Problem details
Count the lines below that include the word "with" and write that number alone.

Available records

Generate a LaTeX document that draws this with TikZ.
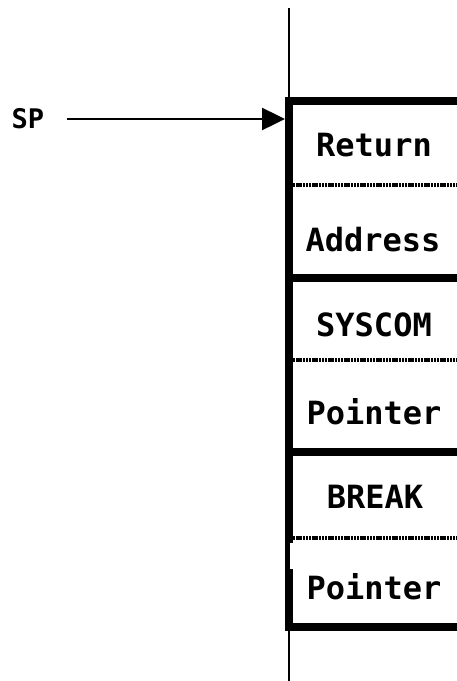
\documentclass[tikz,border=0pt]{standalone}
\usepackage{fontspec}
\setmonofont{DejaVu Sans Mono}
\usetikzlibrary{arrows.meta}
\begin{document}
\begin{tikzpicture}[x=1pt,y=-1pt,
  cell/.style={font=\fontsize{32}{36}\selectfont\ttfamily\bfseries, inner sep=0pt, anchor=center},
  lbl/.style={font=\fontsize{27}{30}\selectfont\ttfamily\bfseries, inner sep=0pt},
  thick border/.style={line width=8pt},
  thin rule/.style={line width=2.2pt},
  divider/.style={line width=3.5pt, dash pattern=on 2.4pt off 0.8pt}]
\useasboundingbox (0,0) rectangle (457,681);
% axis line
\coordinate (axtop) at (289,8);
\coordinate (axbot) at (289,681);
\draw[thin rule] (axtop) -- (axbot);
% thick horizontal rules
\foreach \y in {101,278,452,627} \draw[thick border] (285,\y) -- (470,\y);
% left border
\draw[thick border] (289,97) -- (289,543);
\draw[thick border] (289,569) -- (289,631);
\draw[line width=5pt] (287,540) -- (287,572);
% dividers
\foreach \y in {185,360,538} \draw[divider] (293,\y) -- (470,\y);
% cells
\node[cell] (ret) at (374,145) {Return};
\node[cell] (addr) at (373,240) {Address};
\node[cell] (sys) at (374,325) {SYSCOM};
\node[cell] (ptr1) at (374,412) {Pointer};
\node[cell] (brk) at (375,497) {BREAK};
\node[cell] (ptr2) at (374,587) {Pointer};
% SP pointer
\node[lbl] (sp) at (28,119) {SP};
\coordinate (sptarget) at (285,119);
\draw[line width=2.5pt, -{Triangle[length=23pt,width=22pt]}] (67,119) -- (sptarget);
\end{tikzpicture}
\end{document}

---

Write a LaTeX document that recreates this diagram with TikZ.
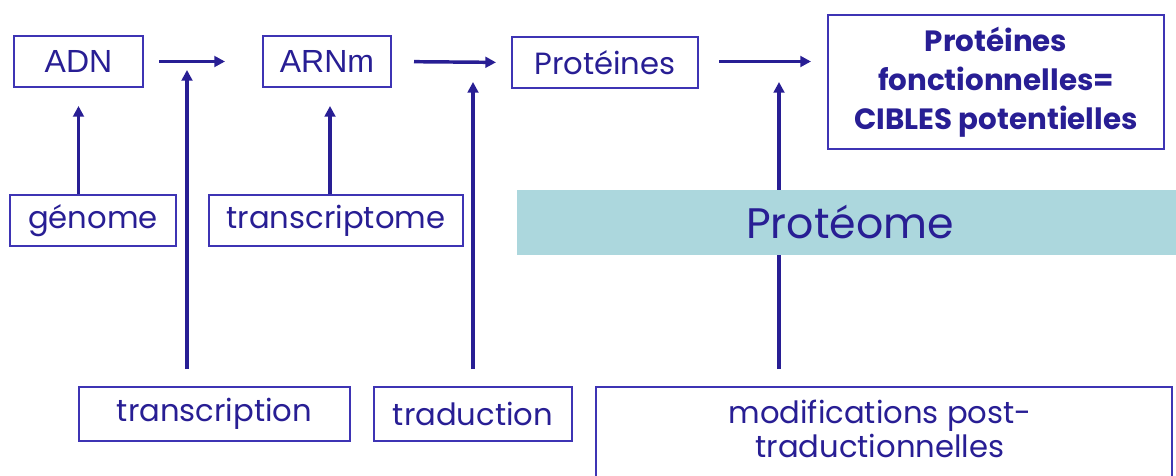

Output
2